START

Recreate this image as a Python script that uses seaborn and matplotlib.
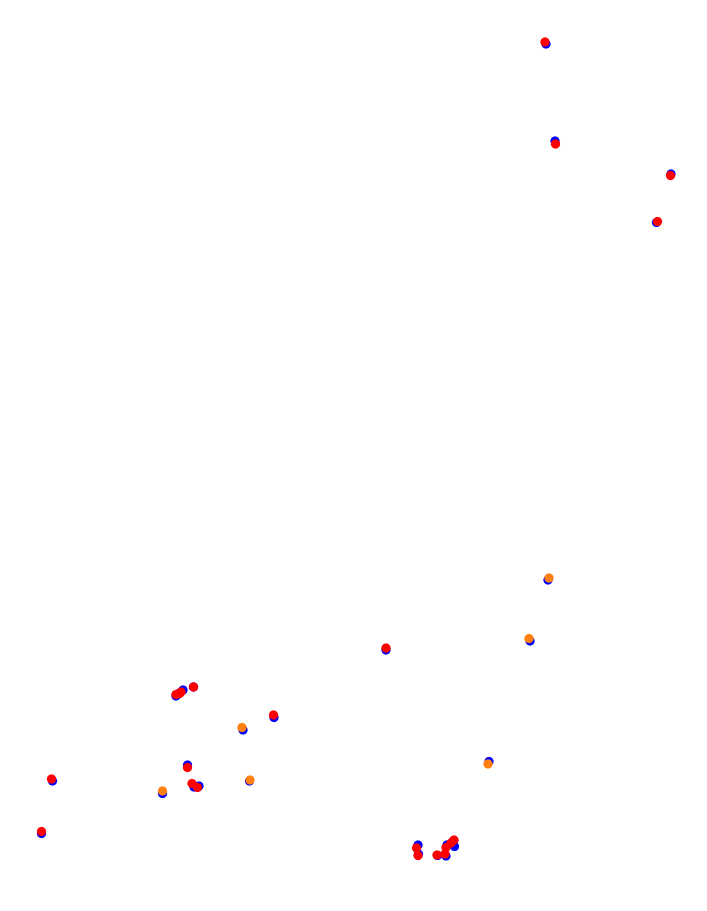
import pandas as pd
import seaborn as sns
import matplotlib.pyplot as plt

# positions (canvas units, y grows downward)
blue_x = [546, 555, 671, 656.5, 548, 530, 386, 489, 176, 183, 179.5, 193.5,
          274, 243, 187.5, 194, 199, 249.5, 162.5, 52.5, 41.5,
          418, 418.5, 437.5, 446, 447, 454.5, 453.5]
blue_y = [44, 141, 174, 222.5, 580, 641, 650, 761.5, 696, 690, 693, 687,
          717.5, 730, 765, 787, 786, 781, 793.5, 781, 833.5,
          845, 854, 855.5, 856, 845, 846.5, 841]

red_x = [545, 555.5, 670.5, 657.5, 386, 176, 179.5, 181, 193.5, 273.5,
         187.5, 192, 197.5, 51.5, 41.5, 416.5, 418, 437, 445, 446, 454, 451]
red_y = [42, 144, 175.5, 221.5, 648, 694.5, 693.5, 692, 687, 715,
         767.5, 783.5, 787.5, 779, 831.5, 848, 855.5, 855, 854, 847.5, 840, 843]

orange_x = [549, 529, 488, 242, 250, 162.5]
orange_y = [578, 638.5, 764, 727.5, 780, 791]

blue = pd.DataFrame({"x": blue_x, "y": blue_y, "group": "base"})
red = pd.DataFrame({"x": red_x, "y": red_y, "group": "red"})
orange = pd.DataFrame({"x": orange_x, "y": orange_y, "group": "orange"})
pts = pd.concat([blue, red, orange], ignore_index=True)

colors = {"base": "#0000ff", "red": "#ff0000", "orange": "#ff8010"}

fig = plt.figure(figsize=(7.07, 9.11), dpi=100)
ax = fig.add_axes([0, 0, 1, 1])

sns.scatterplot(data=pts, x="x", y="y", hue="group", palette=colors,
                s=44, linewidth=0, legend=False, ax=ax)

ax.set_xlim(0, 707)
ax.set_ylim(911, 0)
ax.axis("off")

fig.savefig("out.png", dpi=100)
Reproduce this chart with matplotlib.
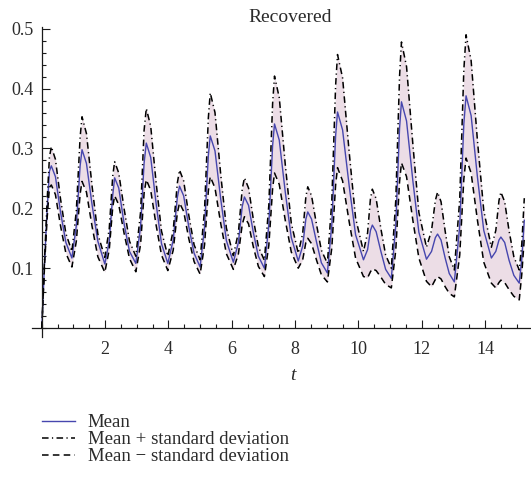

END

Reproduce the entries exactly. Do not carry over any picture.

→ TASK SOLUTION
Recreate this image as a Python script that uses seaborn and matplotlib.
import pandas as pd
import seaborn as sns
import matplotlib.pyplot as plt

# positions (canvas units, y grows downward)
blue_x = [546, 555, 671, 656.5, 548, 530, 386, 489, 176, 183, 179.5, 193.5,
          274, 243, 187.5, 194, 199, 249.5, 162.5, 52.5, 41.5,
          418, 418.5, 437.5, 446, 447, 454.5, 453.5]
blue_y = [44, 141, 174, 222.5, 580, 641, 650, 761.5, 696, 690, 693, 687,
          717.5, 730, 765, 787, 786, 781, 793.5, 781, 833.5,
          845, 854, 855.5, 856, 845, 846.5, 841]

red_x = [545, 555.5, 670.5, 657.5, 386, 176, 179.5, 181, 193.5, 273.5,
         187.5, 192, 197.5, 51.5, 41.5, 416.5, 418, 437, 445, 446, 454, 451]
red_y = [42, 144, 175.5, 221.5, 648, 694.5, 693.5, 692, 687, 715,
         767.5, 783.5, 787.5, 779, 831.5, 848, 855.5, 855, 854, 847.5, 840, 843]

orange_x = [549, 529, 488, 242, 250, 162.5]
orange_y = [578, 638.5, 764, 727.5, 780, 791]

blue = pd.DataFrame({"x": blue_x, "y": blue_y, "group": "base"})
red = pd.DataFrame({"x": red_x, "y": red_y, "group": "red"})
orange = pd.DataFrame({"x": orange_x, "y": orange_y, "group": "orange"})
pts = pd.concat([blue, red, orange], ignore_index=True)

colors = {"base": "#0000ff", "red": "#ff0000", "orange": "#ff8010"}

fig = plt.figure(figsize=(7.07, 9.11), dpi=100)
ax = fig.add_axes([0, 0, 1, 1])

sns.scatterplot(data=pts, x="x", y="y", hue="group", palette=colors,
                s=44, linewidth=0, legend=False, ax=ax)

ax.set_xlim(0, 707)
ax.set_ylim(911, 0)
ax.axis("off")

fig.savefig("out.png", dpi=100)
Reproduce this chart with matplotlib.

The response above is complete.